Tuesday, July 31, 2007

Cioran

How much I love Cioran, you'll never know. And then Cioran, he simply doesn't care. (He's dead, too.)

After another semester of feeling my inaptitude for the profession of TEACHING, I go back to Cioran and I am consoled. Here are only two fragments from De l'inconvénient d'être né:

Toute ma vie j'aurai vécu avec le sentiment d'avoir été éloigné de mon véritable lieu. Si l'expression "exil métaphysique" n'avait aucun sens, mon existence à elle seule lui en prêterait un. (98)

Le paradis était l'endroit où l'on savait tout mais où l'on n'expliquait rien. L'univers d'avant le péché, d'avant le COMMENTAIRE... (193)

Wednesday, July 25, 2007

Becoming

Tonight I saw a cicada coming out of her former self into a full-grown body, white in the dark, naked, and almost luminous. Into the wild.

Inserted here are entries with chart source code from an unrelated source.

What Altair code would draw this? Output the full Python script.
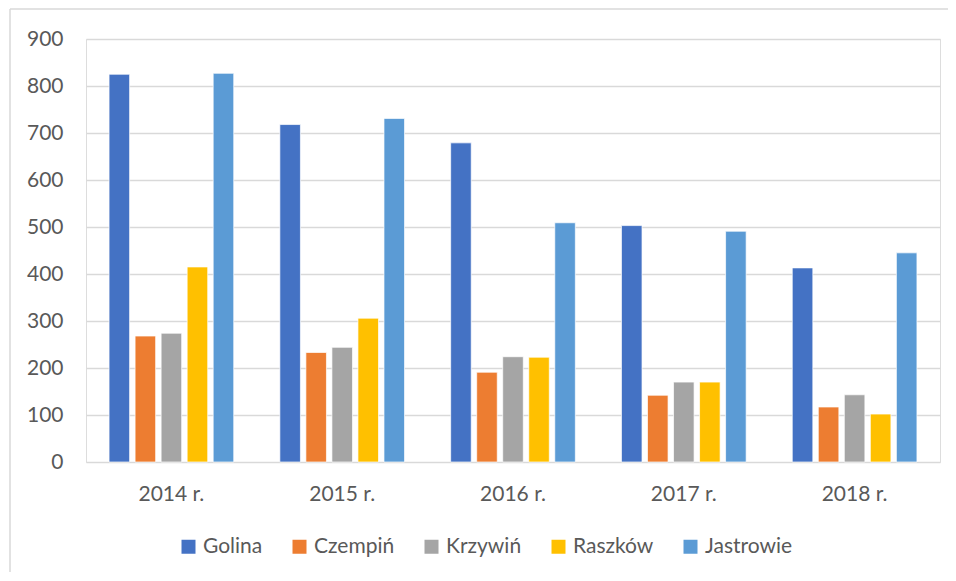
import altair as alt
import pandas as pd

years = ["2014 r.", "2015 r.", "2016 r.", "2017 r.", "2018 r."]
cities = ["Golina", "Czempiń", "Krzywiń", "Raszków", "Jastrowie"]
colors = ["#4472C4", "#ED7D31", "#A5A5A5", "#FFC000", "#5B9BD5"]

golina = [825, 718, 679, 503, 413]
czempin = [268, 233, 191, 142, 117]
krzywin = [274, 244, 224, 170, 143]
raszkow = [415, 306, 223, 170, 102]
jastrowie = [827, 731, 509, 491, 445]

series = [golina, czempin, krzywin, raszkow, jastrowie]
rows = []
for city, vals in zip(cities, series):
    for y, v in zip(years, vals):
        rows.append({"year": y, "city": city, "value": v})
df = pd.DataFrame(rows)

FONT = "Lato"
TXT = "#595959"
GRID = "#D9D9D9"

bars = alt.Chart(df).mark_bar(stroke="white", strokeWidth=0.7).encode(
    x=alt.X("year:N", sort=years, title=None,
            scale=alt.Scale(paddingInner=0.27, paddingOuter=0.135),
            axis=alt.Axis(labelAngle=0, labelFont=FONT, labelFontSize=21,
                          labelColor=TXT, ticks=False, domain=False,
                          labelPadding=21, grid=False)),
    xOffset=alt.XOffset("city:N", sort=cities,
                        scale=alt.Scale(paddingInner=0.21, paddingOuter=0)),
    y=alt.Y("value:Q", title=None,
            scale=alt.Scale(domain=[0, 900], nice=False),
            axis=alt.Axis(values=list(range(0, 901, 100)), labelFont=FONT,
                          labelFontSize=21, labelColor=TXT, ticks=False,
                          domain=False, labelPadding=23, gridColor=GRID,
                          gridWidth=1.5)),
    color=alt.Color("city:N", sort=cities,
                    scale=alt.Scale(domain=cities, range=colors),
                    legend=alt.Legend(title=None, orient="none",
                                      direction="horizontal",
                                      legendX=92, legendY=497,
                                      symbolType="square", symbolSize=196,
                                      symbolStrokeWidth=0,
                                      labelFont=FONT, labelFontSize=21,
                                      labelColor=TXT, columnPadding=26,
                                      labelOffset=4, padding=0)),
)

frame_data = alt.Data(values=[{"a": 1}])
left_line = alt.Chart(frame_data).mark_rule(color=GRID, strokeWidth=1.5).encode(
    x=alt.value(-76), y=alt.value(-30), y2=alt.value(560))
top_line = alt.Chart(frame_data).mark_rule(color=GRID, strokeWidth=1.5).encode(
    x=alt.value(-76), x2=alt.value(880), y=alt.value(-30))

chart = alt.layer(bars, left_line, top_line).properties(
    width=854, height=423,
    autosize=alt.AutoSizeParams(type="none"),
    padding={"left": 78, "top": 31, "right": 8, "bottom": 110},
).configure_view(stroke=None).configure(background="white")

chart.save("out.html", embed_options={"renderer": "svg", "actions": False})
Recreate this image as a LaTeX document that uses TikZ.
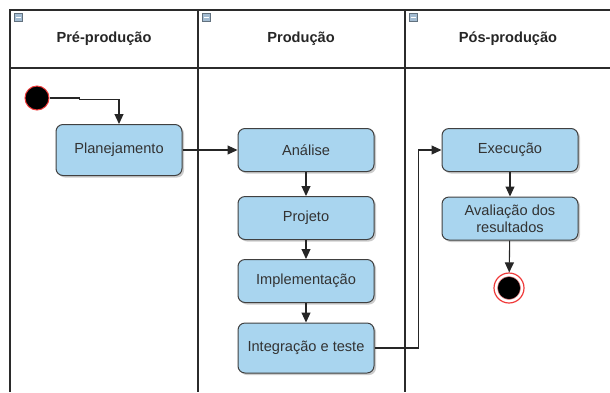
\documentclass[tikz,border=0pt]{standalone}
\usepackage{fontspec}
\setmainfont{Liberation Sans}
\usepackage{tikz}
\usetikzlibrary{arrows.meta,shadows}
\definecolor{boxblue}{HTML}{A9D5EF}
\definecolor{lanegray}{HTML}{2B2B2B}
\definecolor{icongray}{HTML}{A3BCD2}
\definecolor{startred}{HTML}{F03A3A}
\newcommand\laneicon[1]{\draw[icongray!60!black,fill=icongray,line width=.6pt] (#1+4,13) rectangle ++(8,8); \draw[white,line width=.9pt] (#1+5.5,17) -- ++(5,0);}

\begin{document}
\begin{tikzpicture}[x=1pt,y=-1pt,
  lane/.style={draw=lanegray,line width=1.5pt},
  lanetitle/.style={font=\bfseries\fontsize{14.6}{17}\selectfont,text=black!85},
  activity/.style={draw=black!75,line width=1pt,fill=boxblue,rounded corners=7pt,
    minimum width=136pt,minimum height=43pt,align=center,text=black!80,
    font=\fontsize{14.6}{17}\selectfont,
    drop shadow={shadow xshift=2pt,shadow yshift=-2pt,opacity=.2,fill=black}},
  flow/.style={draw=black!85,line width=1.1pt,-{Triangle[length=10pt,width=9pt]}}]
\useasboundingbox (0,0) rectangle (610,392);
% swimlanes
\draw[lane] (10,392) -- (10,10) -- (612,10);
\draw[lane] (10,68) -- (612,68);
\draw[lane] (198,10) -- (198,392);
\draw[lane] (405,10) -- (405,392);
\laneicon{10}
\laneicon{198}
\laneicon{405}
\node[lanetitle] (tpre) at (104,39) {Pré-produção};
\node[lanetitle] (tprod) at (301,39) {Produção};
\node[lanetitle] (tpos) at (508,39) {Pós-produção};
% activities
\node[circle,fill=black,draw=startred,line width=1pt,minimum size=24pt,inner sep=0pt] (start) at (37,98) {};
\node[activity,minimum width=126pt,minimum height=51pt] (plan) at (119,150) {Planejamento};
\node[activity] (ana) at (306,150) {Análise};
\node[activity] (proj) at (306,218) {Projeto};
\node[activity] (impl) at (306,281) {Implementação};
\node[activity,minimum height=50pt] (integ) at (306,348) {Integração e teste};
\node[activity] (exec) at (510,150) {Execução};
\node[activity] (aval) at (510,218.5) {Avaliação dos\\resultados};
\node[circle,draw=startred,line width=1.2pt,fill=white,minimum size=30pt,inner sep=0pt] (end) at (509,288) {};
\node[circle,fill=black,draw=startred!60,line width=.5pt,minimum size=23pt,inner sep=0pt] (endin) at (end) {};
% flows
\draw[flow] (start.east) -- ++(30,0) -- ++(0,1.5) -| (plan.north);
\draw[flow] (plan) -- (ana);
\draw[flow] (ana) -- (proj);
\draw[flow] (proj) -- (impl);
\draw[flow] (impl) -- (integ);
\draw[flow] (integ.east) -- ++(44,0) |- (exec.west);
\draw[flow] (exec) -- (aval);
\draw[flow] (aval) -- (end);
\end{tikzpicture}
\end{document}
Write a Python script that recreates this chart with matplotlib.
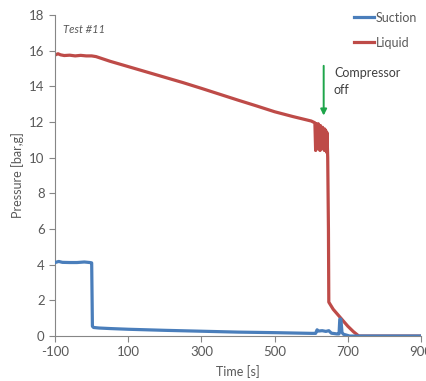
import matplotlib
matplotlib.use("Agg")
import matplotlib.pyplot as plt

# Liquid-line pressure [bar,g] over time [s]
liquid_t = [-100, -92, -85, -75, -60, -45, -30, -15, 0, 12, 50, 100, 150, 200, 250,
            300, 350, 400, 450, 500, 550, 580, 600, 610, 612, 613, 615, 616, 618, 619,
            621, 622, 624, 625, 627, 628, 630, 631, 633, 634, 636, 637, 639, 640, 642,
            643, 645, 647, 648, 660, 681, 700, 715, 730, 900]
liquid_p = [15.75, 15.82, 15.76, 15.72, 15.74, 15.70, 15.73, 15.70, 15.70, 15.66, 15.40,
            15.10, 14.80, 14.50, 14.20, 13.88, 13.55, 13.22, 12.90, 12.57, 12.30, 12.15,
            12.05, 11.95, 10.4, 11.9, 10.6, 11.8, 10.5, 11.9, 10.8, 11.7, 10.4, 11.8,
            10.9, 11.6, 10.5, 11.7, 10.6, 11.5, 10.4, 11.6, 10.8, 11.5, 10.3, 11.4,
            10.0, 6.0, 1.9, 1.5, 1.0, 0.55, 0.25, 0.0, 0.0]

# Suction-line pressure [bar,g] over time [s]
suction_t = [-100, -90, -80, -60, -40, -20, -5, 0, 2, 5, 20, 50, 100, 200, 300, 400,
             500, 600, 612, 616, 620, 630, 640, 648, 655, 670, 676, 678, 681, 684, 688,
             695, 705, 900]
suction_p = [4.12, 4.18, 4.13, 4.12, 4.12, 4.15, 4.12, 4.10, 0.55, 0.48, 0.45, 0.42,
             0.38, 0.32, 0.27, 0.22, 0.19, 0.15, 0.15, 0.35, 0.28, 0.30, 0.26, 0.30,
             0.16, 0.12, 0.12, 0.95, 0.95, 0.20, 0.10, 0.06, 0.0, 0.0]

x_ticks = [-100, 100, 300, 500, 700, 900]
y_ticks = list(range(0, 19, 2))

plt.rcParams["font.family"] = ["Lato", "DejaVu Sans"]
plt.rcParams["axes.unicode_minus"] = False
text_col = "#595959"
axis_col = "#868686"

fig = plt.figure(figsize=(4.27, 3.81), dpi=100)
ax = fig.add_axes([0.129, 0.118, 0.857, 0.843])

ax.plot(suction_t, suction_p, color="#4A7EBB", lw=2.3, label="Suction",
        solid_joinstyle="round", zorder=3)
ax.plot(liquid_t, liquid_p, color="#BE4B48", lw=2.3, label="Liquid",
        solid_joinstyle="round", zorder=2)

ax.set_xlim(-100, 900)
ax.set_ylim(0, 18)
ax.set_xticks(x_ticks)
ax.set_yticks(y_ticks)
ax.tick_params(colors=axis_col, labelcolor=text_col, labelsize=9.5, length=4,
               direction="out")
for side in ("top", "right"):
    ax.spines[side].set_visible(False)
for side in ("left", "bottom"):
    ax.spines[side].set_color(axis_col)
    ax.spines[side].set_linewidth(0.8)

ax.set_xlabel("Time [s]", color=text_col, fontsize=9, labelpad=5)
ax.set_ylabel("Pressure [bar,g]", color=text_col, fontsize=9, labelpad=4)

ax.text(-78, 17.2, "Test #11", style="italic", color=text_col, fontsize=8,
        va="center")

ax.annotate("", xy=(634, 12.2), xytext=(634, 15.3),
            arrowprops=dict(arrowstyle="-|>", color="#1EA54A", lw=1.4,
                            mutation_scale=9))
ax.text(662, 14.25, "Compressor\noff", color="#404040", fontsize=9,
        va="center", ha="left", linespacing=1.5)

leg = ax.legend(loc="upper right", bbox_to_anchor=(1.02, 1.045), frameon=False,
                handlelength=1.6, handletextpad=0.15, labelspacing=1.05,
                fontsize=9)
for t in leg.get_texts():
    t.set_color(text_col)

fig.savefig("out.png", dpi=100)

This is in the city, in our dirty old neighborhood, where nothing sings, nothing shines, nothing seems to be alive. But then the cicada, purely alive, trying to get out of the shell, trying to be born, at 23 o'clock, alll alone, desperately serious, frighteningly joyful.

As if to designate me as her sole spectator.

Saturday, July 07, 2007

The Yoshiharas

My short piece on the Yoshihara family's six-generation saga appeared on a Niigata newspaper. Based in Shibata, they have been running a photography studio for well over a century--the epoch that covers the whole of Japan's modernity.

Now the studio is run by Yukihiro. Formerly very active as a media artist on the Tokyo-NYC axis, he decides to take over his family business after September 11, 2001. Going back to his terre natale and to the work of collective, anonymous memory.
The first result is s series of old photographs compiled from the studio's familial archive.